╔══

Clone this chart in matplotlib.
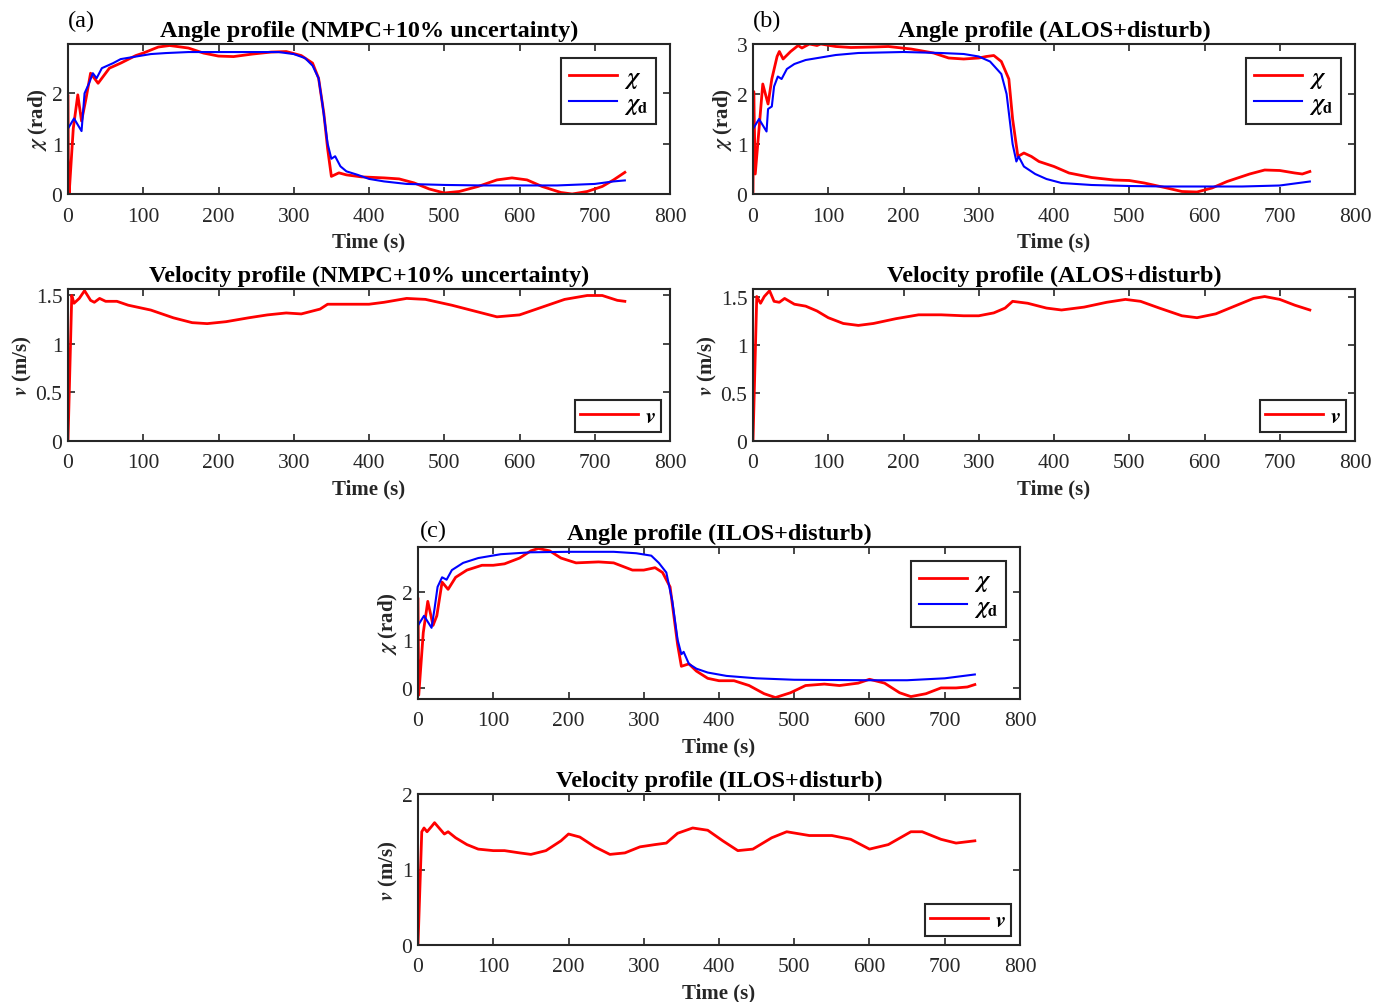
import numpy as np
import matplotlib
matplotlib.use("Agg")
import matplotlib.pyplot as plt

plt.rcParams['font.family'] = ['Liberation Serif', 'DejaVu Serif']
plt.rcParams['mathtext.fontset'] = 'stix'

# ---- (a) NMPC + 10% uncertainty ----
t_chi_a = [0, 0.5, 1.5, 7, 13, 18, 24, 30, 40, 55, 70, 90, 100, 120, 135, 160, 180, 200, 220, 245, 270, 290,
           310, 325, 333, 340, 345, 350, 360, 370, 390, 420, 440, 460, 480, 500, 520, 545, 570, 590, 610,
           630, 655, 670, 690, 710, 725, 740]
chi_a = [1.95, 0.5, 0.0, 1.3, 1.97, 1.45, 1.9, 2.4, 2.2, 2.5, 2.6, 2.75, 2.8, 2.92, 2.95, 2.9, 2.8, 2.74, 2.73,
         2.78, 2.82, 2.83, 2.75, 2.6, 2.3, 1.6, 0.9, 0.35, 0.42, 0.38, 0.34, 0.32, 0.3, 0.22, 0.1, 0.02, 0.05,
         0.15, 0.28, 0.32, 0.28, 0.15, 0.03, 0.0, 0.05, 0.15, 0.28, 0.43]
t_chid_a = [0, 8, 18, 22, 28, 33, 38, 45, 60, 70, 90, 110, 130, 160, 200, 250, 280, 300, 315, 325, 333, 338,
            345, 350, 355, 362, 370, 385, 400, 420, 450, 500, 550, 650, 700, 725, 740]
chid_a = [1.3, 1.5, 1.25, 2.0, 2.2, 2.4, 2.3, 2.5, 2.6, 2.68, 2.73, 2.78, 2.8, 2.82, 2.82, 2.82, 2.82, 2.78,
          2.7, 2.55, 2.3, 1.8, 1.0, 0.7, 0.75, 0.55, 0.45, 0.38, 0.3, 0.25, 0.2, 0.18, 0.17, 0.17, 0.2, 0.25, 0.27]
t_v_a = [0, 5, 8, 15, 22, 30, 35, 42, 50, 65, 80, 110, 140, 165, 185, 210, 240, 265, 290, 310, 320, 335, 345,
         370, 400, 420, 450, 475, 510, 545, 570, 600, 630, 660, 690, 710, 730, 740]
v_a = [0, 1.5, 1.42, 1.47, 1.55, 1.45, 1.43, 1.47, 1.44, 1.44, 1.4, 1.35, 1.27, 1.22, 1.21, 1.23, 1.27, 1.3,
       1.32, 1.31, 1.33, 1.36, 1.41, 1.41, 1.41, 1.43, 1.47, 1.46, 1.4, 1.33, 1.28, 1.3, 1.38, 1.46, 1.5, 1.5,
       1.45, 1.44]

# ---- (b) ALOS + disturbance ----
t_chi_b = [0, 1, 3, 13, 20, 25, 32, 35, 40, 50, 60, 65, 75, 85, 90, 110, 130, 160, 180, 210, 240, 260, 280,
           300, 310, 320, 330, 340, 345, 352, 360, 370, 380, 400, 420, 450, 480, 500, 520, 550, 570, 590, 610,
           630, 660, 680, 700, 720, 730, 740]
chi_b = [0.05, 2.05, 0.4, 2.2, 1.8, 2.3, 2.75, 2.85, 2.7, 2.85, 2.97, 2.92, 3.0, 2.97, 3.0, 2.95, 2.93, 2.94,
         2.95, 2.9, 2.82, 2.72, 2.7, 2.72, 2.75, 2.77, 2.65, 2.3, 1.5, 0.75, 0.82, 0.75, 0.65, 0.55, 0.42, 0.33,
         0.28, 0.27, 0.22, 0.12, 0.05, 0.04, 0.12, 0.25, 0.4, 0.48, 0.47, 0.42, 0.4, 0.45]
t_chid_b = [0, 8, 18, 20, 25, 28, 33, 38, 45, 55, 70, 90, 110, 140, 200, 250, 280, 300, 315, 330, 337, 345,
            350, 353, 360, 375, 390, 410, 450, 500, 550, 650, 700, 725, 740]
chid_b = [1.3, 1.5, 1.25, 1.7, 1.75, 2.15, 2.35, 2.3, 2.5, 2.6, 2.68, 2.73, 2.78, 2.82, 2.84, 2.82, 2.8, 2.75,
          2.65, 2.4, 2.0, 1.0, 0.65, 0.75, 0.55, 0.4, 0.3, 0.22, 0.18, 0.16, 0.15, 0.15, 0.17, 0.22, 0.25]
t_v_b = [0, 5, 10, 15, 22, 28, 35, 42, 55, 70, 85, 100, 120, 140, 160, 190, 220, 250, 280, 300, 320, 335, 345,
         365, 390, 410, 440, 470, 495, 515, 540, 570, 590, 615, 640, 665, 680, 700, 720, 740]
v_b = [0, 1.5, 1.43, 1.5, 1.56, 1.45, 1.44, 1.48, 1.42, 1.4, 1.35, 1.28, 1.22, 1.2, 1.22, 1.27, 1.31, 1.31,
       1.3, 1.3, 1.33, 1.38, 1.45, 1.43, 1.38, 1.36, 1.39, 1.44, 1.47, 1.45, 1.38, 1.3, 1.28, 1.32, 1.4, 1.48,
       1.5, 1.47, 1.41, 1.36]

# ---- (c) ILOS + disturbance ----
t_chi_c = [0, 1, 7, 13, 20, 25, 32, 40, 50, 65, 85, 100, 115, 135, 150, 160, 175, 190, 210, 240, 260, 285,
           300, 315, 325, 335, 340, 345, 350, 360, 370, 385, 400, 420, 440, 460, 475, 495, 515, 540, 560, 585,
           600, 620, 640, 655, 675, 695, 715, 730, 740]
chi_c = [1.85, -0.15, 1.15, 1.8, 1.3, 1.5, 2.2, 2.05, 2.3, 2.45, 2.55, 2.55, 2.58, 2.7, 2.85, 2.9, 2.85, 2.7,
         2.6, 2.62, 2.6, 2.45, 2.45, 2.5, 2.4, 2.1, 1.5, 0.9, 0.45, 0.5, 0.35, 0.2, 0.15, 0.15, 0.05, -0.12,
         -0.2, -0.1, 0.05, 0.08, 0.05, 0.1, 0.18, 0.1, -0.1, -0.18, -0.12, 0.0, 0.0, 0.02, 0.07]
t_chid_c = [0, 8, 18, 22, 26, 32, 38, 45, 60, 80, 110, 150, 200, 260, 290, 310, 320, 330, 338, 345, 350, 353,
            360, 370, 385, 410, 450, 500, 600, 650, 700, 725, 740]
chid_c = [1.3, 1.5, 1.25, 1.65, 2.1, 2.3, 2.25, 2.45, 2.6, 2.7, 2.78, 2.82, 2.83, 2.83, 2.8, 2.75, 2.6, 2.4,
          1.8, 1.0, 0.7, 0.75, 0.5, 0.4, 0.32, 0.25, 0.2, 0.17, 0.16, 0.16, 0.2, 0.25, 0.28]
t_v_c = [0, 5, 8, 12, 18, 22, 28, 35, 40, 50, 65, 80, 100, 115, 135, 150, 170, 190, 200, 215, 235, 255, 275,
         295, 315, 330, 345, 365, 385, 405, 425, 445, 470, 490, 520, 550, 575, 600, 625, 655, 670, 695, 715, 740]
v_c = [0, 1.5, 1.55, 1.5, 1.57, 1.62, 1.55, 1.47, 1.5, 1.42, 1.33, 1.27, 1.25, 1.25, 1.22, 1.2, 1.25, 1.38,
       1.47, 1.43, 1.3, 1.2, 1.22, 1.3, 1.33, 1.35, 1.48, 1.55, 1.52, 1.38, 1.25, 1.27, 1.42, 1.5, 1.45, 1.45,
       1.4, 1.27, 1.33, 1.5, 1.5, 1.4, 1.35, 1.38]

W, H = 1374, 1003
GREY = '#262626'
fig = plt.figure(figsize=(W / 100, H / 100), dpi=100)


def px_axes(x0, x1, y0, y1):
    return fig.add_axes([x0 / W, 1 - y1 / H, (x1 - x0) / W, (y1 - y0) / H])


def style(ax, ylim, yticks, ylabel, title):
    ax.set_xlim(0, 800)
    ax.set_ylim(*ylim)
    ax.set_xticks(range(0, 801, 100))
    ax.set_yticks(yticks)
    ax.set_yticklabels([('%g' % v) for v in yticks])
    ax.tick_params(direction='in', top=True, right=True, labelsize=15.5, length=5, width=1.2,
                   color=GREY, labelcolor=GREY)
    ax.tick_params(axis='x', pad=9)
    ax.tick_params(axis='y', pad=4)
    for s in ax.spines.values():
        s.set_linewidth(1.5)
        s.set_color(GREY)
    ax.set_xlabel('Time (s)', fontsize=15, fontweight='bold', labelpad=4, color=GREY)
    ax.set_ylabel(ylabel, fontsize=15, fontweight='bold', labelpad=1, color=GREY)
    ax.set_title(title, fontsize=17.5, fontweight='bold', pad=6)


def angle_panel(ax, t1, y1, t2, y2, ylim, yticks, title):
    ax.plot(t1, y1, color='#ff0000', lw=2.0, label='$\\boldsymbol{\\chi}$')
    ax.plot(t2, y2, color='#0000ff', lw=1.5, label='$\\boldsymbol{\\chi}_{\\mathbf{d}}$')
    style(ax, ylim, yticks, '$\\boldsymbol{\\chi}$ (rad)', title)
    leg = ax.legend(loc='upper right', handlelength=2.0, fancybox=False, framealpha=1,
                    edgecolor=GREY, borderaxespad=0.6, labelspacing=0.1, handletextpad=0.3,
                    borderpad=0.35, prop={'weight': 'bold', 'size': 17})
    leg.get_frame().set_linewidth(1.5)


def vel_panel(ax, t, v, ylim, yticks, title):
    ax.plot(t, v, color='#ff0000', lw=2.0, label='$\\boldsymbol{v}$')
    style(ax, ylim, yticks, '$\\boldsymbol{v}$ (m/s)', title)
    leg = ax.legend(loc='lower right', handlelength=2.6, fancybox=False, framealpha=1,
                    edgecolor=GREY, borderaxespad=0.4, handletextpad=0.3, borderpad=0.25,
                    prop={'weight': 'bold', 'size': 16})
    leg.get_frame().set_linewidth(1.5)


ax1 = px_axes(68, 670, 45, 195)
angle_panel(ax1, t_chi_a, chi_a, t_chid_a, chid_a, (0, 2.98), [0, 1, 2], 'Angle profile (NMPC+10% uncertainty)')
ax2 = px_axes(68, 670, 290, 442)
vel_panel(ax2, t_v_a, v_a, (0, 1.567), [0, 0.5, 1, 1.5], 'Velocity profile (NMPC+10% uncertainty)')

ax3 = px_axes(753, 1355, 45, 195)
angle_panel(ax3, t_chi_b, chi_b, t_chid_b, chid_b, (0, 3.0), [0, 1, 2, 3], 'Angle profile (ALOS+disturb)')
ax4 = px_axes(753, 1355, 290, 442)
vel_panel(ax4, t_v_b, v_b, (0, 1.578), [0, 0.5, 1, 1.5], 'Velocity profile (ALOS+disturb)')

ax5 = px_axes(418, 1020, 548, 700)
angle_panel(ax5, t_chi_c, chi_c, t_chid_c, chid_c, (-0.23, 2.93), [0, 1, 2], 'Angle profile (ILOS+disturb)')
ax6 = px_axes(418, 1020, 795, 946)
vel_panel(ax6, t_v_c, v_c, (0, 2), [0, 1, 2], 'Velocity profile (ILOS+disturb)')

fig.text(68 / W, 1 - 21 / H, '(a)', fontsize=17.5, va='center', ha='left')
fig.text(753 / W, 1 - 21 / H, '(b)', fontsize=17.5, va='center', ha='left')
fig.text(420 / W, 1 - 531 / H, '(c)', fontsize=17.5, va='center', ha='left')

fig.savefig('out.png', dpi=100)
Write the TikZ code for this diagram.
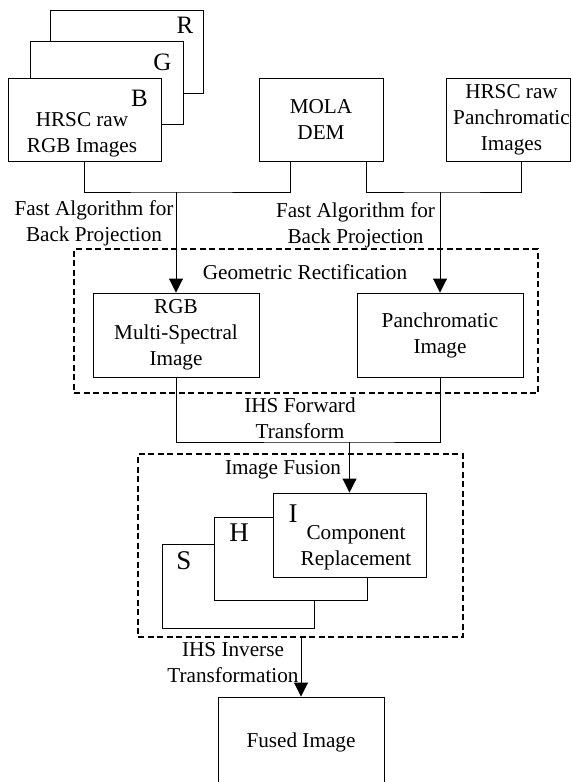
\documentclass[tikz,border=0pt]{standalone}
\usepackage{fontspec}
\setmainfont{Liberation Serif}
\usetikzlibrary{arrows.meta,calc}
\begin{document}
\begin{tikzpicture}[x=1pt,y=-1pt,
  box/.style={draw, line width=0.9pt, fill=white, inner sep=0pt, align=center, font=\fontsize{21.2}{26}\selectfont},
  txt/.style={inner sep=0pt, align=center, font=\fontsize{21.2}{26}\selectfont},
  bigA/.style={inner sep=0pt, anchor=base, font=\fontsize{25}{30}\selectfont},
  bigB/.style={inner sep=0pt, anchor=base, font=\fontsize{27}{32}\selectfont},
  group/.style={draw, line width=1.4pt, dash pattern=on 6pt off 3.5pt, inner sep=0pt},
  link/.style={line width=0.9pt},
  arr/.style={link, -{Triangle[length=14pt,width=14pt]}}]
\useasboundingbox (0,0) rectangle (571,782);
\clip (0,0) rectangle (571,782);
% dashed groups
\node[group, minimum width=464pt, minimum height=144pt] (geo) at (306,321) {};
\node[group, minimum width=325pt, minimum height=183pt] (fusion) at (300.5,545.5) {};
% stacked RGB input
\node[box, minimum width=153pt, minimum height=83pt] (Rb) at (126.5,51.5) {};
\node[box, minimum width=153pt, minimum height=83pt] (Gb) at (106.5,82.5) {};
\node[box, minimum width=153pt, minimum height=83pt] (Bb) at (84.5,119.5) {};
\node[bigA] (Rl) at (185,33) {R};
\node[bigA] (Gl) at (162.5,70) {G};
\node[bigA] (Bl) at (139.5,106) {B};
\node[txt] (rgbraw) at (82,134.3) {HRSC raw\\RGB Images};
% MOLA
\node[box, minimum width=124pt, minimum height=83pt] (MOLA) at (321,119.5) {MOLA\\DEM};
% pan raw
\node[box, minimum width=124pt, minimum height=83pt] (panraw) at (508,119.5) {};
\node[txt] (panrawt) at (511.5,119.5) {HRSC raw\\Panchromatic\\Images};
% rectified
\node[box, minimum width=166pt, minimum height=84pt] (RGB) at (176,335) {RGB\\Multi-Spectral\\Image};
\node[box, minimum width=166pt, minimum height=84pt] (Pan) at (440,335) {Panchromatic\\Image};
% IHS stack
\node[box, minimum width=152pt, minimum height=84pt] (Sb) at (238,586) {};
\node[box, minimum width=153pt, minimum height=83pt] (Hb) at (290.5,558.5) {};
\node[box, minimum width=153pt, minimum height=84pt] (Ib) at (349.5,535) {};
\node[bigB] (Sl) at (184,569) {S};
\node[bigB] (Hl) at (239,541) {H};
\node[bigB] (Il) at (293,522) {I};
\node[txt] (comp) at (356,547.5) {Component\\Replacement};
% fused
\node[box, minimum width=166pt, minimum height=91pt] (Fused) at (301,742.5) {Fused Image};
% labels
\node[txt] (fa1) at (94,223) {Fast Algorithm for\\Back Projection};
\node[txt] (fa2) at (355.5,225) {Fast Algorithm for\\Back Projection};
\node[txt, anchor=base] (geol) at (305,279.5) {Geometric Rectification};
\node[txt] (ihsf) at (300,418) {IHS Forward\\Transform};
\node[txt, anchor=base] (fusl) at (283,474.5) {Image Fusion};
\node[txt] (ihsi) at (233,663) {IHS Inverse\\Transformation};
% connectors
\coordinate (j1) at (176,192);
\coordinate (j2) at (440,192);
\coordinate (j3) at (349.5,442);
\coordinate (m1) at ($(MOLA.south west)!0.258!(MOLA.south east)$);
\coordinate (m2) at ($(MOLA.south west)!0.863!(MOLA.south east)$);
\coordinate (p1) at ($(panraw.south west)!0.605!(panraw.south east)$);
\draw[link] (Bb.south) |- (j1) -| (m1);
\draw[link] (m2) |- (j2) -| (p1);
\draw[arr] (j1) -- (RGB.north);
\draw[arr] (j2) -- (Pan.north);
\draw[link] (RGB.south) |- (j3) -| (Pan.south);
\draw[arr] (j3) -- (Ib.north);
\draw[arr] (fusion.south -| Fused.north) -- (Fused.north);
\end{tikzpicture}
\end{document}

╚══

§ **WHAT TO WORK ON**: Repeat only what runs from the first line of the records above to the line with "plt.rcParams['mathtext.fontset'] = 'stix'", both included, word for word, minus the pictures.

§ **SOLUTION**:
Clone this chart in matplotlib.
import numpy as np
import matplotlib
matplotlib.use("Agg")
import matplotlib.pyplot as plt

plt.rcParams['font.family'] = ['Liberation Serif', 'DejaVu Serif']
plt.rcParams['mathtext.fontset'] = 'stix'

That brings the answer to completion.